If politicians justify violation of a person’s body on the grounds that she is Westernised or not properly attired — and it’s not surprising that the likes of Samajwadi Party’s Abu Azmi echo the arguments of culture minister Mahesh Sharma; after all, one can’t exist without the other — then it is no wonder that the BJP’s social media cell comprises post-social misfits.

Swati has been faulted for not widening the scope of her investigation to include trolls of other parties, but that is the point of ‘I Am A Troll’: it shows you how the pro-Modi trolling is methodical, hierarchical, rewarding, not the most creative but the most violent. (The Aam Aadmi Party’s social media cell, also figuring in the book, are more cheeky than anything else.) The BJP’s social media cell is not just a collection of frustrated NRIs venting at the India they left behind; it is an organised group of men venting at the India that is frustratingly resistant to Modi’s idea of change.

In her investigation, Swati interviewed 30-odd anonymous members of the social media cell, most of whom are candid either because they are fully immersed in their mission, or because they believe so absolutely in it that they are blind to any laws that may stand in their way.

Yet, the book relies most heavily on a former BJP digital warrior, Sadhvi Khosla, who left a US job to support her idol, who wanted to become PM; she left the social media cell when her film icons, actors Shah Rukh Khan and Aamir Khan were being nastily trolled (it is a telling fact about the power of Bollywood). She pretty much maps for Swati the organisation, its workings and its modus operandi. It is no surprise when Swati informs us that PM Modi fetes the nastiest of the lot at a function at his official residence.

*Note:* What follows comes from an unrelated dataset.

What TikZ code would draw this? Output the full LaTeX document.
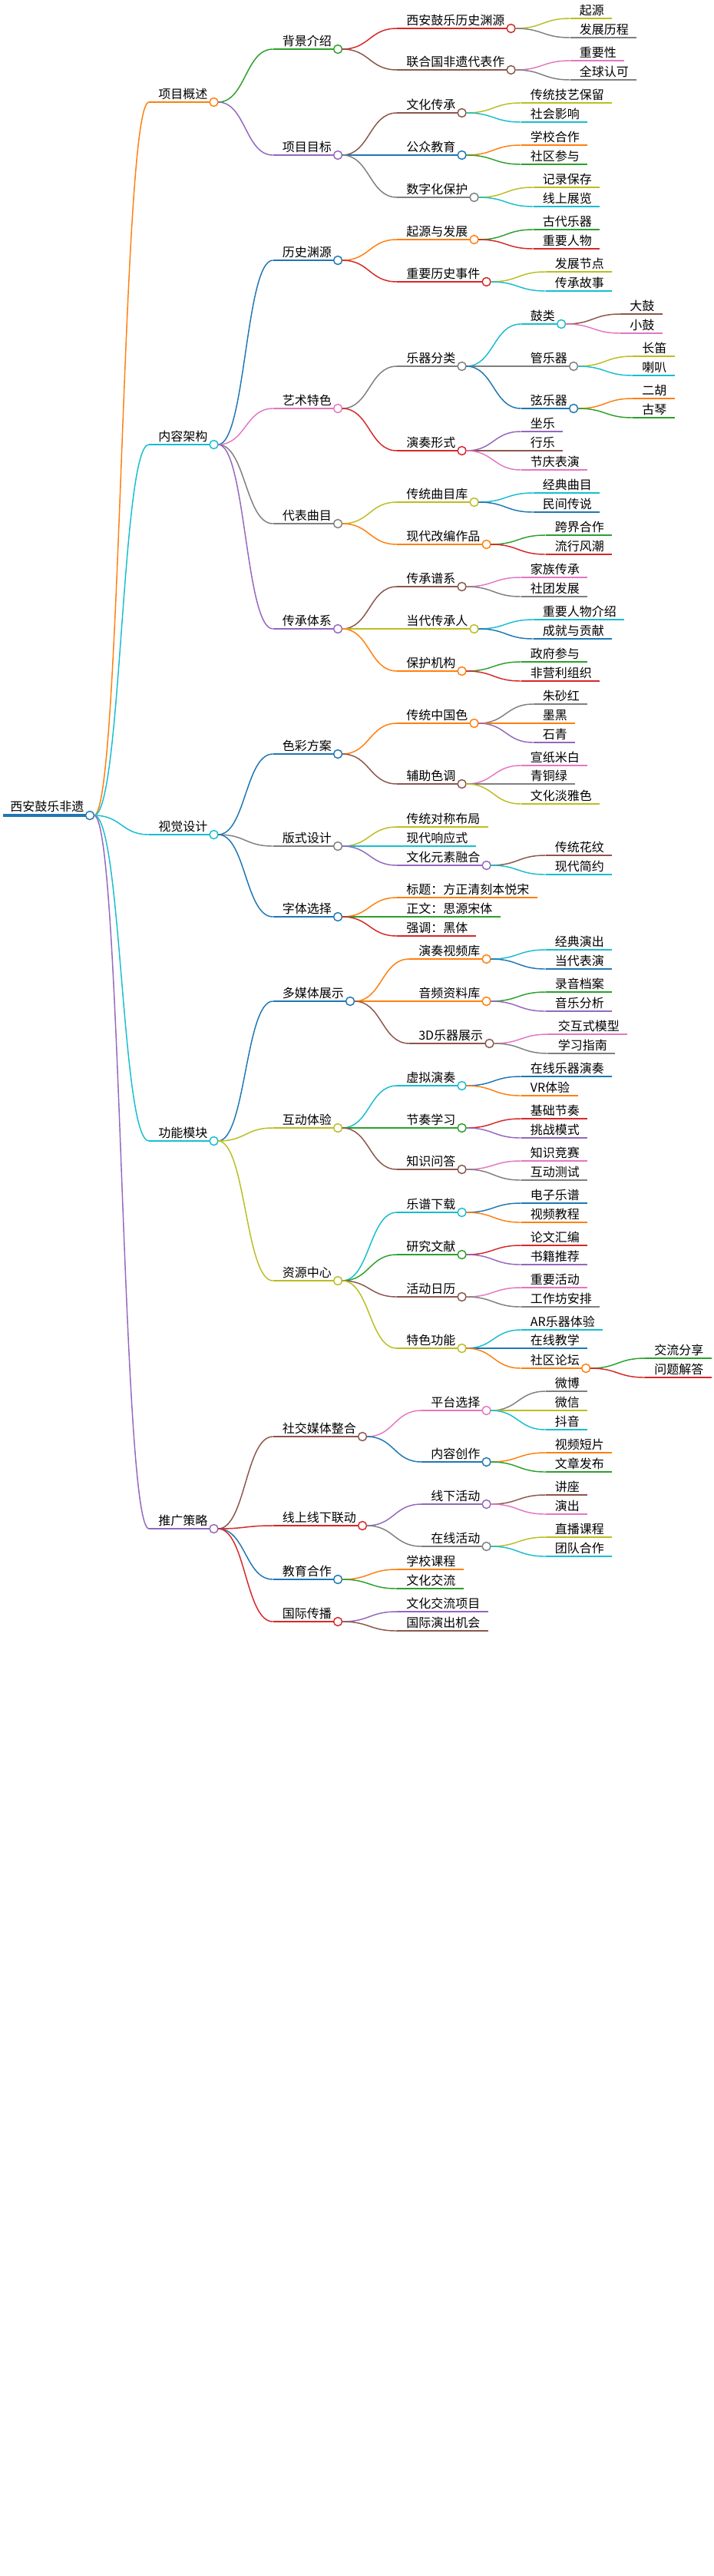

In addition to this eye-opening investigation, I was intrigued by the Rashtriya Swayamsewak Sangh’s (RSS) far-sightedness that enabled the creation of a social media army. The fact that it set up indoor IT shakhas — as opposed to the early-morning outdoor shakhas they’ve always held — in cybercity canteens and other venues, each comprising 15-odd people or so, was a revelation. They have not just done their groundwork, but also laid the ground for digital warriors of the future. Swati’s book thus comes not a day too late: beware the tides of post-truth, post-print information we are about to be drowned in. And do attire yourself properly.